In an environment characterized by a series of sector-specific bull runs (e.g., from semis to metals), a winning strategy is to actively trade breakouts as they occur. This capitalizes on rotational leadership and momentum rather than relying on a static portfolio.
Actively promoting extreme bullishness for a position you hold is counterproductive. It clouds judgment, ignores risk (like a potential double top), and invites a painful market correction as traders become emotionally attached and fail to sell when necessary.
The sectors that outperform in the initial year of a new presidential administration can provide a roadmap for market trends over the subsequent years. This political-macro overlay suggests focusing on current leaders, like metals, for sustained performance.
Establish a foundational, long-term position in physical precious metals first. This "bedrock" provides stability and conviction, allowing you to then make more tactical, risk-managed trades in leveraged but more volatile assets like gold and silver miners.
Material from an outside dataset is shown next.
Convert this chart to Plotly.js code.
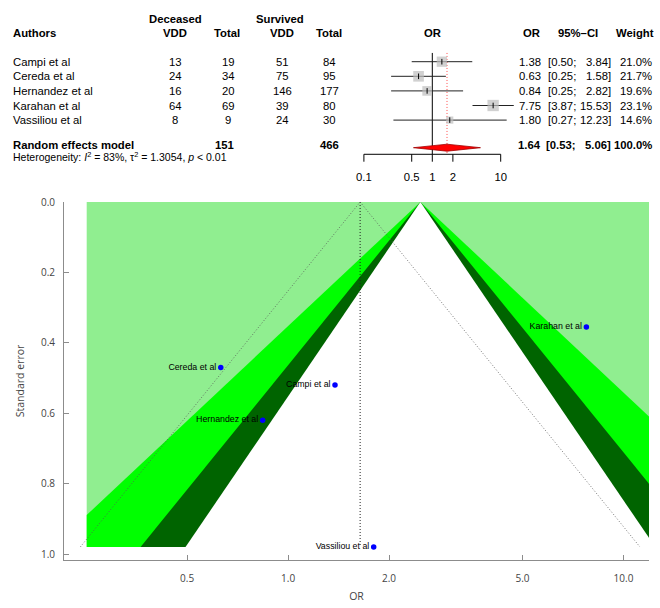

When an asset fails to rally despite a perfect narrative backdrop (e.g., rate cuts, debasement fears), it's a significant warning. Bitcoin's struggle, combined with a major whale exit, suggests the bull case is weaker than sentiment implies.
The seemingly obscure Japanese Government Bond (JGB) market holds a key catalyst for precious metals. A breakout in 10-year JGB yields above its 2% resistance could signal a serious sovereign debt issue, driving massive capital flight into gold.
Use signals like blow-off tops in adjacent assets (e.g., Oracle for AI) to gauge a sector's maturity. This framework helps differentiate "late inning" trades like AI from "early inning" opportunities like gold miners, guiding effective capital rotation.